Ensuite, la société CHEMOURS a exposé dans sa requête qu'elle avait « toutes les raisons de penser que le gaz réfrigérant équipant le système de climatisation du modèle JINMY de la société SUZUKI (provenait) de la société AGC, fabricante de produits chimiques » en précisant qu'elle avait d'ores et déjà initié contre elle, une action en contrefaçon devant les juridictions japonaises, ce dont elle justifiait en produisant un extrait de son site internet en faisant publiquement état. Elle a par ailleurs indiqué avoir procédé à des analyses techniques aux fins de déterminer l'origine du gaz réfrigérant équipant ces véhicules en procédant à une comparaison des composés chimiques présents dans les produits similaires disponibles sur le marché. Si ensuite elle soutient que ces analyses « laissaient croire » que les revendications de ses brevets étaient contrefaites elle expose au magistrat que la saisie contrefaçon a pour but d'établir la matérialité des actes de contrefaçon et leur étendue en lui permettant de faire prélever des échantillons de gaz réfrigérant.
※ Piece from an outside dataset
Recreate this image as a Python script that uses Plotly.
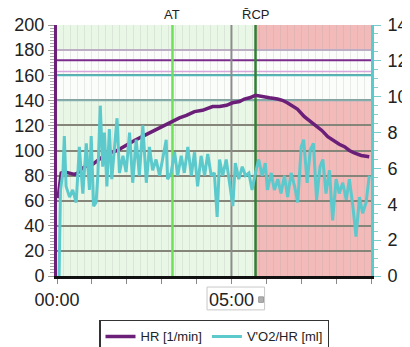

Or, il ressort des dispositions de l'article L 615-5 du code de la propriété intellectuelle que la saisie-contrefaçon a effectivement précisément pour objet de prouver la contrefaçon, de sorte que la société SUZUKI ne peut pertinemment reprocher à la société CHEMOURS de ne pas avoir établi de façon incontestable que le gaz réfrigérant était contrefaisant. Et le seul fait qu'il ne soit pas démontré de façon irréfutable que ce gaz provient de la société AGC, laquelle ne bénéficie pas d'un contrat de distribution, ne peut suffire à justifier la rétractation de l'ordonnance, cette question ayant vocation à être tranchée par le juge du fond.
Enfin, si l'ordonnance ne prévoyait pas que les recherches informatiques devaient se faire sur la base de mots clés prédéfinis, elle précise que celles-ci doivent être limitées à la détermination de la contrefaçon invoquée, relative au seul véhicule JINMY de sorte qu'elles étaient bien circonscrites au litige étant précisé que la définition de mots clés est une simple faculté pour le juge. Il n'y a donc pas à ce stade lieu de considérer que les mesures ordonnées étaient disproportionnées et il sera rappelé qu'il appartient le cas échéant au juge du fond d'annuler les opérations de saisie-contrefaçon en cas de dépassement par l'huissier des pouvoirs conférés par l'ordonnance.
Au regard de l'ensemble de ces considérations, il n'y a pas lieu à rétracter les ordonnances litigieuses.
2- Sur la demande subsidiaire de modification de l'ordonnance
La société SUZUKI et la société MCVA demandent que les ordonnances du 4 février 2022, si elles devaient ne pas être retractées, voient leur effet limité à la période pour laquelle la société Chemours a effectivement des droits, soit postérieurement au 26 août 2020, compte tenu de la date de délivrance du brevet EP 495.
La société CHEMOURS réplique que le référé rétractation ne permet pas au saisi de limiter, a posteriori, à la carte et après la saisie, les effets de la saisie afin d'écarter des pièces qu'il ne souhaite pas voir portées à la connaissance du juge et qu'il appartiendra au juge du fond d'apprécier la recevabilité de la société CHEMOURS à se prévaloir des éléments saisis. Elle rappelle qu'en tout état de cause le brevet EP 242 était valable au jour de la signature de l'ordonnance.
Sur ce,
La demande de modification sollicitée doit s'analyser en une demande de rétractation partielle du fait de la révocation du brevet EP 242 sur lequel la requête était notamment fondée. Or, comme indiqué supra, cette révocation n'était pas acquise au jour de la signature de l'ordonnance et la société CHEMOURS, de surcroît, justifie avoir relevé appel de la décision de l'OEB, le 7 mars 2022.
La demande de modification de l'ordonnance sera en conséquence rejetée.
3- Sur les demandes accessoires
Succombant, les sociétés SUZUKI FRANCE et MECANIQUE CONSEIL VENTE AUTOMOBILE supporteront la charge des dépens et seront condamnées à verser à la société CHEMOURS une somme de 5000 euros en application des dispositions de l'article 700 du code de procédure civile.
PAR CES MOTIFS,
Statuant par ordonnance de référé mise à disposition au greffe le jour du délibéré, contradictoirement et en premier ressort,
DIT n'y avoir lieu à rétracter ou modifier l'ordonnance rendue le 4 février 2022 sur délégation du président du tribunal de judiciaire de Paris à la requête de la société THE CHEMOURS COMPANY LLC ;
CONDAMNE in solidum les sociétés SUZUKI FRANCE et MECANIQUE CONSEIL VENTE AUTOMOBILE à payer à la société THE CHEMOURS COMPANY FC, LLC, la somme de 5000 euros au titre de l'article 700 du code de procédure civile ;
CONDAMNE les sociétés SUZUKI FRANCE et MECANIQUE CONSEIL VENTE AUTOMOBILE aux dépens qui seront recouvrés directement par Maître Céline Bey, en application de l'article 699 du code de procédure civile ;
RAPPELLE que la présente ordonnance est exécutoire de droit à titre provisoire.